◆ TASK:
Retype the whole listing, please, keeping every line exact and dropping the pictures.

◆ RECORD SET:
════

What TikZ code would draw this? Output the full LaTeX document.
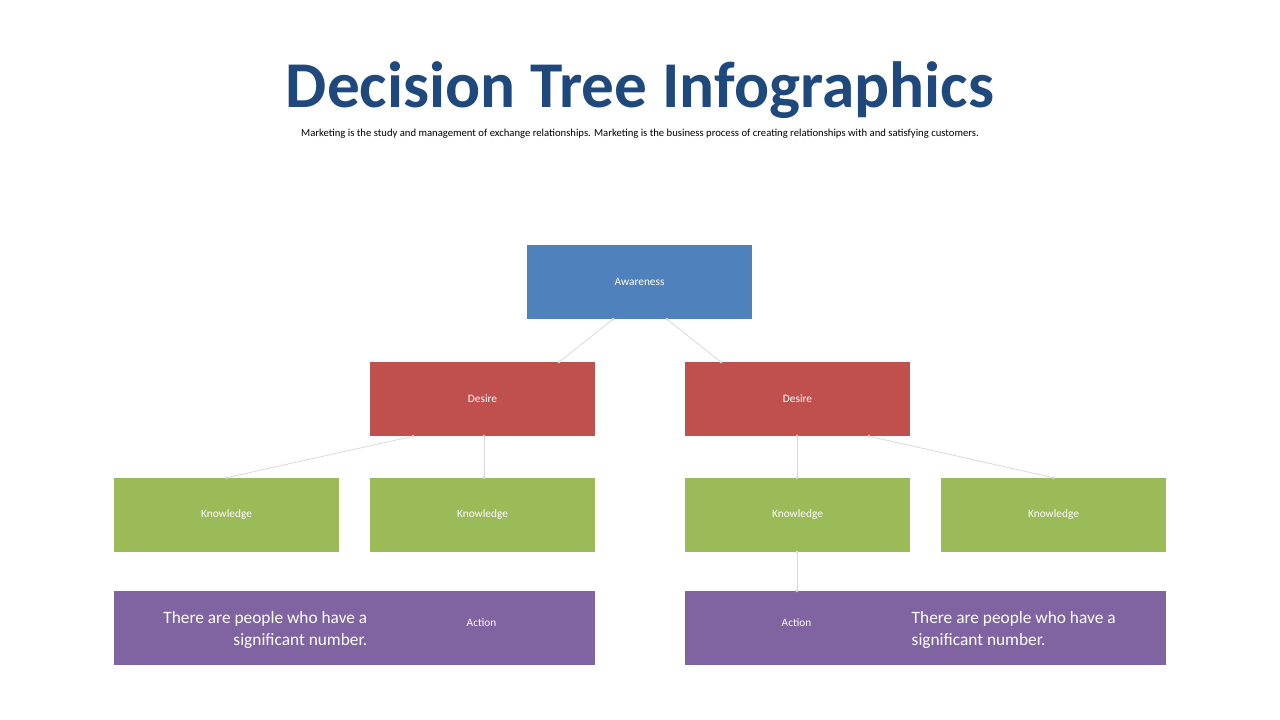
\documentclass[tikz,border=0pt]{standalone}
\usepackage{fontspec}
\setmainfont{Carlito}
\usetikzlibrary{calc}
\definecolor{titleblue}{HTML}{1F497D}
\definecolor{awblue}{HTML}{4F81BD}
\definecolor{dred}{HTML}{C0504D}
\definecolor{kgreen}{HTML}{9BBB59}
\definecolor{apurple}{HTML}{8064A2}
\definecolor{linkgray}{HTML}{D9D9D9}

\begin{document}
\begin{tikzpicture}[
  x=0.75pt, y=-0.75pt,
  font=\fontsize{8.5}{10}\selectfont,
  box/.style={rectangle, draw=none, text=white, minimum width=168.75pt, minimum height=55.5pt, inner sep=0pt},
  wide/.style={box, minimum width=360.75pt},
  link/.style={draw=linkgray, line width=0.6pt},
  dot/.style={circle, fill=linkgray, inner sep=0pt, minimum size=2.5pt}
]
\useasboundingbox (0,0) rectangle (1280,720);

% Title
\node[text=titleblue, font=\fontsize{49}{58}\selectfont\bfseries] (title) at (640,90) {Decision Tree Infographics};
\node[font=\fontsize{8}{10}\selectfont] (sub) at (640,134) {Marketing is the study and management of exchange relationships. Marketing is the business process of creating relationships with and satisfying customers.};

% Boxes
\node[box, fill=awblue] (aware) at (639.5,282) {Awareness};
\node[box, fill=dred] (desL) at (482.5,399) {Desire};
\node[box, fill=dred] (desR) at (797.5,399) {Desire};
\node[box, fill=kgreen] (kn1) at (226.5,515) {Knowledge};
\node[box, fill=kgreen] (kn2) at (482.5,515) {Knowledge};
\node[box, fill=kgreen] (kn3) at (797.5,515) {Knowledge};
\node[box, fill=kgreen] (kn4) at (1053.5,515) {Knowledge};
\node[wide, fill=apurple] (actL) at (354.5,628) {};
\node[wide, fill=apurple] (actR) at (925.5,628) {};
\node[text=white] (actLt) at (481.5,623) {Action};
\node[text=white] (actRt) at (796.5,623) {Action};
\node[text=white, align=right, anchor=east, font=\fontsize{13}{17}\selectfont] (noteL) at (372,630) {There are people who have a\\significant number.};
\node[text=white, align=left, anchor=west, font=\fontsize{13}{17}\selectfont] (noteR) at (907,630) {There are people who have a\\significant number.};

% Connector ends
\coordinate (a1) at ($(aware.south)+(-26.5,0)$);
\coordinate (a2) at ($(aware.south)+(27.5,0)$);
\coordinate (l1) at ($(desL.south)+(-69.5,0)$);
\coordinate (l2) at ($(desL.south)+(1.5,0)$);
\coordinate (r1) at ($(desR.south)+(-0.5,0)$);
\coordinate (r2) at ($(desR.south)+(71.5,0)$);
\coordinate (k3) at (797,552);

% Connectors
\foreach \s/\t in {a1/559, a2/721}
  \draw[link] (\s) node[dot] {} -- (\t,362) node[dot] {};
\draw[link] (l1) node[dot] {} -- (kn1.north) node[dot] {};
\draw[link] (l2) node[dot] {} -- (kn2.north -| l2) node[dot] {};
\draw[link] (r1) node[dot] {} -- (kn3.north -| r1) node[dot] {};
\draw[link] (r2) node[dot] {} -- (kn4.north) node[dot] {};
\draw[link] (k3) node[dot] {} -- (actR.north -| k3) node[dot] {};
\end{tikzpicture}
\end{document}
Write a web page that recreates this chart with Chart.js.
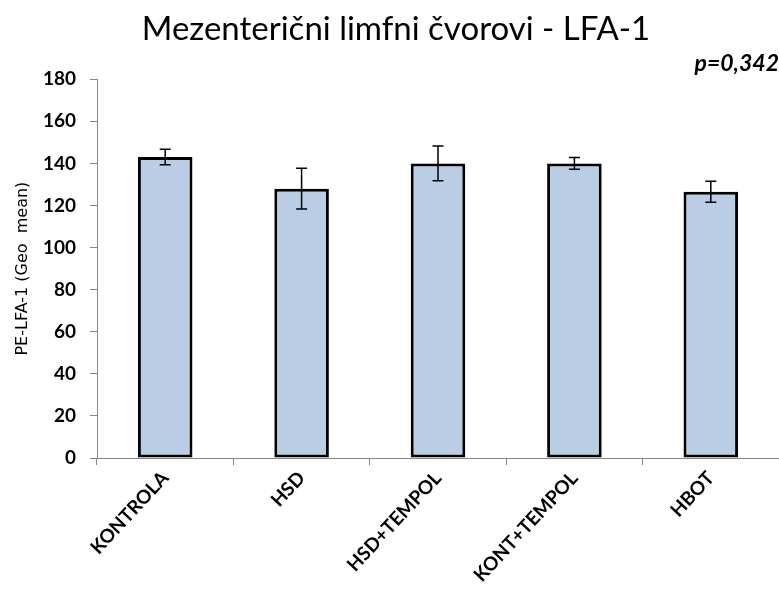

════

◆ SOLVED PROBLEM:
What TikZ code would draw this? Output the full LaTeX document.
\documentclass[tikz,border=0pt]{standalone}
\usepackage{fontspec}
\setmainfont{Carlito}
\usetikzlibrary{calc}
\definecolor{titleblue}{HTML}{1F497D}
\definecolor{awblue}{HTML}{4F81BD}
\definecolor{dred}{HTML}{C0504D}
\definecolor{kgreen}{HTML}{9BBB59}
\definecolor{apurple}{HTML}{8064A2}
\definecolor{linkgray}{HTML}{D9D9D9}

\begin{document}
\begin{tikzpicture}[
  x=0.75pt, y=-0.75pt,
  font=\fontsize{8.5}{10}\selectfont,
  box/.style={rectangle, draw=none, text=white, minimum width=168.75pt, minimum height=55.5pt, inner sep=0pt},
  wide/.style={box, minimum width=360.75pt},
  link/.style={draw=linkgray, line width=0.6pt},
  dot/.style={circle, fill=linkgray, inner sep=0pt, minimum size=2.5pt}
]
\useasboundingbox (0,0) rectangle (1280,720);

% Title
\node[text=titleblue, font=\fontsize{49}{58}\selectfont\bfseries] (title) at (640,90) {Decision Tree Infographics};
\node[font=\fontsize{8}{10}\selectfont] (sub) at (640,134) {Marketing is the study and management of exchange relationships. Marketing is the business process of creating relationships with and satisfying customers.};

% Boxes
\node[box, fill=awblue] (aware) at (639.5,282) {Awareness};
\node[box, fill=dred] (desL) at (482.5,399) {Desire};
\node[box, fill=dred] (desR) at (797.5,399) {Desire};
\node[box, fill=kgreen] (kn1) at (226.5,515) {Knowledge};
\node[box, fill=kgreen] (kn2) at (482.5,515) {Knowledge};
\node[box, fill=kgreen] (kn3) at (797.5,515) {Knowledge};
\node[box, fill=kgreen] (kn4) at (1053.5,515) {Knowledge};
\node[wide, fill=apurple] (actL) at (354.5,628) {};
\node[wide, fill=apurple] (actR) at (925.5,628) {};
\node[text=white] (actLt) at (481.5,623) {Action};
\node[text=white] (actRt) at (796.5,623) {Action};
\node[text=white, align=right, anchor=east, font=\fontsize{13}{17}\selectfont] (noteL) at (372,630) {There are people who have a\\significant number.};
\node[text=white, align=left, anchor=west, font=\fontsize{13}{17}\selectfont] (noteR) at (907,630) {There are people who have a\\significant number.};

% Connector ends
\coordinate (a1) at ($(aware.south)+(-26.5,0)$);
\coordinate (a2) at ($(aware.south)+(27.5,0)$);
\coordinate (l1) at ($(desL.south)+(-69.5,0)$);
\coordinate (l2) at ($(desL.south)+(1.5,0)$);
\coordinate (r1) at ($(desR.south)+(-0.5,0)$);
\coordinate (r2) at ($(desR.south)+(71.5,0)$);
\coordinate (k3) at (797,552);

% Connectors
\foreach \s/\t in {a1/559, a2/721}
  \draw[link] (\s) node[dot] {} -- (\t,362) node[dot] {};
\draw[link] (l1) node[dot] {} -- (kn1.north) node[dot] {};
\draw[link] (l2) node[dot] {} -- (kn2.north -| l2) node[dot] {};
\draw[link] (r1) node[dot] {} -- (kn3.north -| r1) node[dot] {};
\draw[link] (r2) node[dot] {} -- (kn4.north) node[dot] {};
\draw[link] (k3) node[dot] {} -- (actR.north -| k3) node[dot] {};
\end{tikzpicture}
\end{document}
Write a web page that recreates this chart with Chart.js.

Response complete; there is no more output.